Cyclops Sheep and New Skin Cancer Treatment
Basal cell nevus syndrome is a rare genetic disorder that causes multiple basal cell carcinomas in patients. Until recently, surgery has been the only treatment. Now, David R. Bickers, MD, the Carl Truman Nelson Professor of Dermatology and chair of P&S’s Department of Dermatology, and Ervin Epstein, MD, of Children’s Hospital Oakland Research Institute in California, have found that a drug called vismodegib can dramatically shrink basal cell skin cancers and prevent the formation of new ones. Their findings were published in 2012 in the New England Journal of Medicine.
The new treatment for basal cell nevus syndrome, also called Gorlin syndrome, springs from an unlikely location: Idaho’s mountain pastures. In the 1960s and 70s, sheep farmers began noticing that when their flocks grazed at higher altitudes, pregnant ewes would give birth to lambs with a single, central eye. The alarmed sheep farmers called in the U.S. Department of Agriculture, which launched an investigation. It took 11 years to discover that the ewes were grazing on the American corn lily, a mountain meadow plant that contains a chemical that disrupts normal brain and facial development, resulting in the deformities the farmers observed.

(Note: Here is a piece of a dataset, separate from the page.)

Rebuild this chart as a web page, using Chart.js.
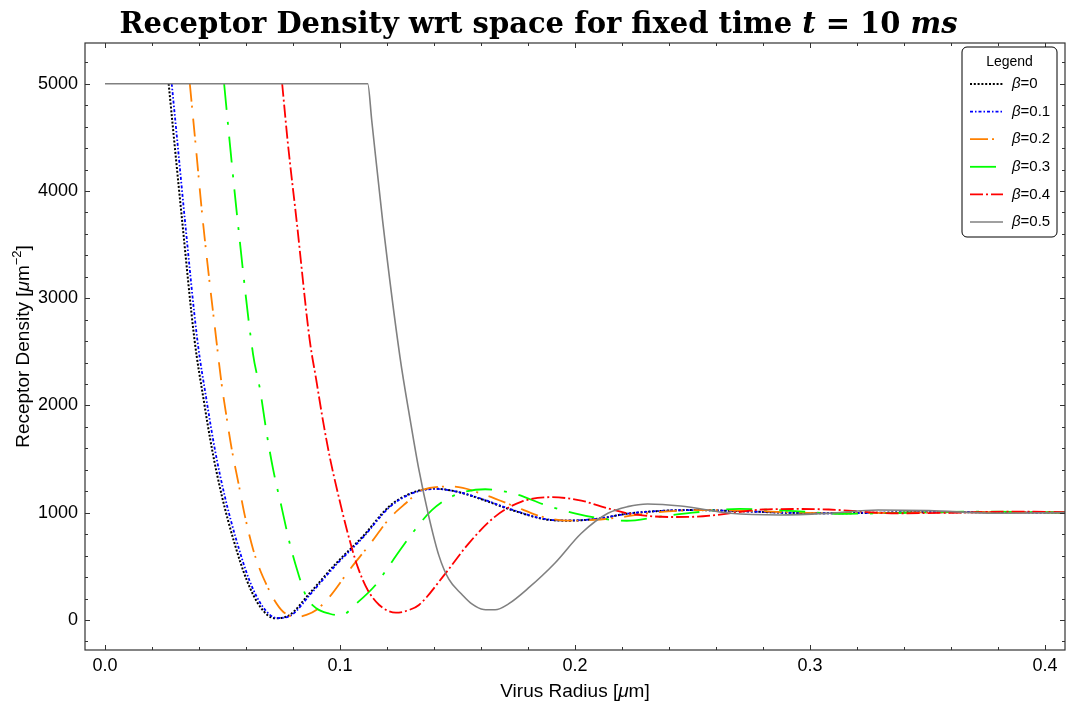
<!DOCTYPE html>
<html>
<head>
<meta charset="utf-8">
<script src="https://cdn.jsdelivr.net/npm/chart.js@4.4.1/dist/chart.umd.min.js"></script>
<style>
  html, body { margin: 0; padding: 0; background: #fff; }
  #wrap { position: relative; width: 1067px; height: 703px; }
  canvas { position: absolute; left: 0; top: 0; }
  #title {
    position: absolute; left: 0; top: 6px; width: 1077px; text-align: center;
    font: bold 29px "DejaVu Serif", serif; color: #000; white-space: nowrap;
  }
</style>
</head>
<body>
<div id="wrap">
  <canvas id="chart" width="1067" height="703"></canvas>
  <div id="title">Receptor Density wrt space for fixed time <i>t</i> = 10 <i>ms</i></div>
</div>
<script>
// values
const betas = ["0", "0.1", "0.2", "0.3", "0.4", "0.5"];
const xTicks = [0, 0.1, 0.2, 0.3, 0.4];
const yTicks = [0, 1000, 2000, 3000, 4000, 5000];

// the flat 5000 stretch is only visible on the β=0.5 curve
const x0 = [0.0271, 0.0295, 0.0328, 0.0381, 0.0420, 0.0456, 0.0498, 0.0547, 0.0603, 0.0660, 0.0723, 0.0786, 0.0871, 0.0984, 0.1097, 0.1209, 0.1300, 0.1400, 0.1500, 0.1590, 0.1730, 0.1870, 0.1970, 0.2100, 0.2220, 0.2350, 0.2500, 0.2700, 0.2900, 0.3100, 0.3300, 0.3500, 0.3750, 0.4100];
const y0 = [5000, 4460, 3731, 2612, 2052, 1586, 1151, 746, 373, 124, 16, 47, 249, 529, 778, 1058, 1180, 1225, 1195, 1135, 1026, 940, 926, 945, 990, 1015, 1025, 1015, 1000, 995, 1000, 1005, 1005, 1000];

const x1 = [0.0284, 0.0308, 0.0340, 0.0393, 0.0432, 0.0468, 0.0510, 0.0559, 0.0614, 0.0671, 0.0733, 0.0793, 0.0874, 0.0986, 0.1098, 0.1210, 0.1300, 0.1405, 0.1500, 0.1595, 0.1735, 0.1875, 0.1975, 0.2100, 0.2220, 0.2350, 0.2500, 0.2700, 0.2900, 0.3100, 0.3300, 0.3500, 0.3750, 0.4100];
const y1 = [5000, 4460, 3731, 2612, 2052, 1586, 1151, 746, 373, 124, 18, 45, 240, 520, 770, 1050, 1175, 1222, 1195, 1135, 1026, 940, 928, 945, 990, 1015, 1025, 1015, 1000, 995, 1000, 1005, 1005, 1000];

const x2 = [0.0361, 0.0385, 0.0416, 0.0476, 0.0495, 0.0516, 0.0540, 0.0568, 0.0596, 0.0631, 0.0660, 0.0688, 0.0716, 0.0758, 0.0815, 0.0857, 0.0899, 0.0956, 0.1040, 0.1125, 0.1210, 0.1280, 0.1350, 0.1477, 0.1618, 0.1745, 0.1858, 0.1970, 0.2083, 0.2200, 0.2350, 0.2550, 0.2700, 0.2900, 0.3100, 0.3300, 0.3600, 0.4100];
const y2 = [5000, 4450, 3731, 2570, 2223, 1912, 1586, 1275, 964, 653, 466, 326, 202, 77, 28, 47, 93, 217, 466, 700, 945, 1088, 1213, 1244, 1166, 1057, 964, 926, 933, 960, 1005, 1025, 1020, 1005, 995, 998, 1005, 1002];

const x3 = [0.0507, 0.0531, 0.0564, 0.0630, 0.0660, 0.0688, 0.0716, 0.0751, 0.0786, 0.0822, 0.0857, 0.0899, 0.0956, 0.1005, 0.1068, 0.1153, 0.1195, 0.1252, 0.1308, 0.1392, 0.1491, 0.1618, 0.1745, 0.1872, 0.1999, 0.2100, 0.2220, 0.2350, 0.2500, 0.2700, 0.2900, 0.3150, 0.3400, 0.3700, 0.4100];
const y3 = [5000, 4450, 3731, 2480, 2146, 1742, 1399, 1057, 715, 435, 217, 109, 58, 42, 150, 330, 460, 640, 809, 1026, 1166, 1219, 1175, 1073, 995, 950, 925, 960, 1000, 1035, 1020, 990, 1000, 1010, 1002];

const x4 = [0.0754, 0.0778, 0.0815, 0.0871, 0.0899, 0.0927, 0.0956, 0.0991, 0.1033, 0.1075, 0.1118, 0.1167, 0.1238, 0.1294, 0.1336, 0.1449, 0.1548, 0.1660, 0.1773, 0.1900, 0.2027, 0.2110, 0.2210, 0.2310, 0.2420, 0.2520, 0.2600, 0.2800, 0.2950, 0.3080, 0.3370, 0.3600, 0.3860, 0.4100];
const y4 = [5000, 4450, 3731, 2612, 2239, 1866, 1524, 1182, 809, 497, 280, 140, 68, 93, 140, 435, 715, 964, 1104, 1145, 1113, 1060, 1001, 970, 960, 964, 979, 1030, 1035, 1030, 995, 1000, 1010, 1005];

const x5 = [0, 0.1118, 0.1135, 0.1181, 0.1255, 0.1300, 0.1336, 0.1378, 0.1421, 0.1463, 0.1519, 0.1561, 0.1611, 0.1660, 0.1717, 0.1801, 0.1914, 0.2027, 0.2140, 0.2224, 0.2309, 0.2450, 0.2661, 0.2872, 0.3080, 0.3290, 0.3506, 0.3790, 0.4100];
const y5 = [5000, 5000, 4660, 3731, 2456, 1850, 1399, 964, 600, 380, 238, 150, 98, 95, 150, 296, 529, 809, 995, 1057, 1082, 1063, 995, 979, 995, 1026, 1020, 995, 1001];

const series = [[x0, y0], [x1, y1], [x2, y2], [x3, y3], [x4, y4], [x5, y5]];

const looks = [
  { color: "#000000", dash: [2, 1.8], width: 2 },
  { color: "#0000ff", dash: [3, 2, 1.5, 2], width: 1.8 },
  { color: "#ff8000", dash: [18, 4, 2, 11], width: 1.8 },
  { color: "#00ff00", dash: [26, 12, 3, 12], width: 1.8 },
  { color: "#ff0000", dash: [13, 3, 2, 3], width: 1.8 },
  { color: "#808080", dash: [], width: 1.6 },
];

const FONT = "'Liberation Sans', Arial, sans-serif";

const datasets = series.map((s, i) => ({
  label: "β=" + betas[i],
  data: s[0].map((x, j) => ({ x: x, y: s[1][j] })),
  borderColor: looks[i].color,
  borderDash: looks[i].dash,
  borderWidth: looks[i].width,
  pointRadius: 0,
  fill: false,
  cubicInterpolationMode: "monotone",
  order: 5 - i,
}));

// draws a run of [text, font, dy] pieces starting at x
function drawRuns(ctx, runs, x, y) {
  runs.forEach(([t, f, dy]) => {
    ctx.font = f;
    ctx.fillText(t, x, y + (dy || 0));
    x += ctx.measureText(t).width;
  });
}
function runsWidth(ctx, runs) {
  let w = 0;
  runs.forEach(([t, f]) => { ctx.font = f; w += ctx.measureText(t).width; });
  return w;
}

// Mathematica-like frame with inward ticks, axis titles and the boxed legend
const framePlugin = {
  id: "frame",
  afterDraw(chart) {
    const ctx = chart.ctx;
    const a = chart.chartArea;
    const xs = chart.scales.x, ys = chart.scales.y;
    ctx.save();
    ctx.strokeStyle = "#333";
    ctx.lineWidth = 1.2;
    ctx.strokeRect(a.left, a.top, a.right - a.left, a.bottom - a.top);

    ctx.lineWidth = 1;
    ctx.beginPath();
    for (let k = Math.ceil(xs.min / 0.02); k <= Math.floor(xs.max / 0.02); k++) {
      const px = Math.round(xs.getPixelForValue(k * 0.02)) + 0.5;
      const len = k % 5 === 0 ? 5 : 3;
      ctx.moveTo(px, a.bottom); ctx.lineTo(px, a.bottom - len);
      ctx.moveTo(px, a.top); ctx.lineTo(px, a.top + len);
    }
    for (let k = Math.ceil(ys.min / 200); k <= Math.floor(ys.max / 200); k++) {
      const py = Math.round(ys.getPixelForValue(k * 200)) + 0.5;
      const len = k % 5 === 0 ? 5 : 3;
      ctx.moveTo(a.left, py); ctx.lineTo(a.left + len, py);
      ctx.moveTo(a.right, py); ctx.lineTo(a.right - len, py);
    }
    ctx.stroke();

    // axis titles
    const reg = "19px " + FONT, ita = "italic 19px " + FONT, sup = "13px " + FONT;
    ctx.fillStyle = "#000";
    ctx.textAlign = "left";
    ctx.textBaseline = "alphabetic";
    const xRuns = [["Virus Radius [", reg], ["μ", ita], ["m]", reg]];
    drawRuns(ctx, xRuns, (a.left + a.right) / 2 - runsWidth(ctx, xRuns) / 2, 697);

    const yRuns = [["Receptor Density [", reg], ["μ", ita], ["m", reg], ["−2", sup, -8], ["]", reg]];
    ctx.save();
    ctx.translate(29, (a.top + a.bottom) / 2);
    ctx.rotate(-Math.PI / 2);
    drawRuns(ctx, yRuns, -runsWidth(ctx, yRuns) / 2, 0);
    ctx.restore();

    // legend
    const L = 962, T = 47, W = 95, H = 190, r = 5;
    ctx.beginPath();
    ctx.moveTo(L + r, T);
    ctx.arcTo(L + W, T, L + W, T + H, r);
    ctx.arcTo(L + W, T + H, L, T + H, r);
    ctx.arcTo(L, T + H, L, T, r);
    ctx.arcTo(L, T, L + W, T, r);
    ctx.closePath();
    ctx.fillStyle = "#fff";
    ctx.fill();
    ctx.strokeStyle = "#000";
    ctx.lineWidth = 1;
    ctx.stroke();

    ctx.fillStyle = "#000";
    ctx.textBaseline = "middle";
    ctx.textAlign = "center";
    ctx.font = "14px " + FONT;
    ctx.fillText("Legend", L + W / 2, T + 15);

    chart.data.datasets.forEach((d, i) => {
      const y = T + 37 + i * 27.6;
      ctx.beginPath();
      ctx.strokeStyle = d.borderColor;
      ctx.lineWidth = d.borderWidth;
      ctx.setLineDash(d.borderDash);
      ctx.moveTo(L + 8, y);
      ctx.lineTo(L + 41, y);
      ctx.stroke();
      ctx.setLineDash([]);
      ctx.textAlign = "left";
      drawRuns(ctx, [["β", "italic 15px " + FONT], ["=" + betas[i], "15px " + FONT]], L + 50, y);
    });
    ctx.restore();
  },
};

new Chart(document.getElementById("chart"), {
  type: "line",
  data: { datasets: datasets },
  options: {
    responsive: false,
    animation: false,
    layout: { padding: { top: 43, right: 2, bottom: 0, left: 0 } },
    plugins: { legend: { display: false }, tooltip: { enabled: false } },
    scales: {
      x: {
        type: "linear",
        min: -0.0085,
        max: 0.4085,
        afterBuildTicks: (s) => { s.ticks = xTicks.map((v) => ({ value: v })); },
        afterFit: (s) => { s.height = 53; },
        grid: { display: false, drawTicks: false },
        border: { display: false },
        ticks: {
          padding: 5, color: "#000", autoSkip: false, maxRotation: 0,
          font: { family: FONT, size: 18 },
          callback: (v) => v.toFixed(1),
        },
      },
      y: {
        min: -280,
        max: 5380,
        afterBuildTicks: (s) => { s.ticks = yTicks.map((v) => ({ value: v })); },
        afterFit: (s) => { s.width = 85; },
        grid: { display: false, drawTicks: false },
        border: { display: false },
        ticks: {
          padding: 7, color: "#000", autoSkip: false,
          font: { family: FONT, size: 18 },
          callback: (v) => String(v),
        },
      },
    },
  },
  plugins: [framePlugin],
});
</script>
</body>
</html>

Years later, the corn lily chemical—cyclopamine—was determined to be a potent inhibitor of the Sonic hedgehog (Shh) signaling pathway, which is critical for normal fetal development.
“I was also interested in looking at underlying mechanisms and trying to identify therapeutic targets in skin cancers, with the ultimate goal of finding drugs and compounds that could be taken to the clinic,” says Dr. Bickers, who came to Columbia in 1994 with a major interest in skin cancer research. He knew that Gorlin syndrome patients inherit a mutation in a tumor suppressor gene family called patched (PTCH).
PTCH1 was the primary inhibitor of the Shh signaling pathway that was turned off in the cyclops sheep. Normally PTCH1 causes the signaling to cease after birth. But when PTCH1 is mutated, signaling continues, resulting in abnormal cell growth and proliferation and setting the stage for tumor formation. “If we could find a molecule to inhibit this pathway we could, in theory, reverse the growth of the tumors,” says Dr. Bickers.
The right molecule turned out to be cyclopamine, the corn lily chemical. Dr. Bickers, working at Columbia with research scientist Mohammad Athar, PhD, and Arianna Kim, PhD, assistant professor of dermatology, found that while it had disastrous results for the farmers and their flocks, it was precisely what Gorlin syndrome sufferers needed: a way to block the postnatal signaling that led to the unchecked growth of tumors in many patients.
Drs. Epstein and Bickers investigated the use of a vismodegib, a derivative of cyclopamine synthesized by Genentech. Their clinical study found that patients taking the orally administered drug for an average of eight months experienced about two new basal cell cancers during the study, compared with 29 such tumors for patients in the placebo group.
“The purpose of the study was to see whether, using this targeted molecular therapy, we could match the performance of a surgeon, and in many ways, we could,” says Dr. Bickers.
Important issues remain, however, and Dr. Bickers says the drug is not suitable for all patients with basal cell nevus syndrome. The drug caused muscle pain and loss of taste in many patients in the trial, and half of the participants on the drug stopped using it even though that meant their cancers would return.
“The challenge now is to see if we can lessen the adverse effects while achieving the same therapeutic benefits by modifying the dosing schedule or perhaps by alternating drug treatment with other modalities such as photodynamic therapy, which can be effective for smaller lesions.”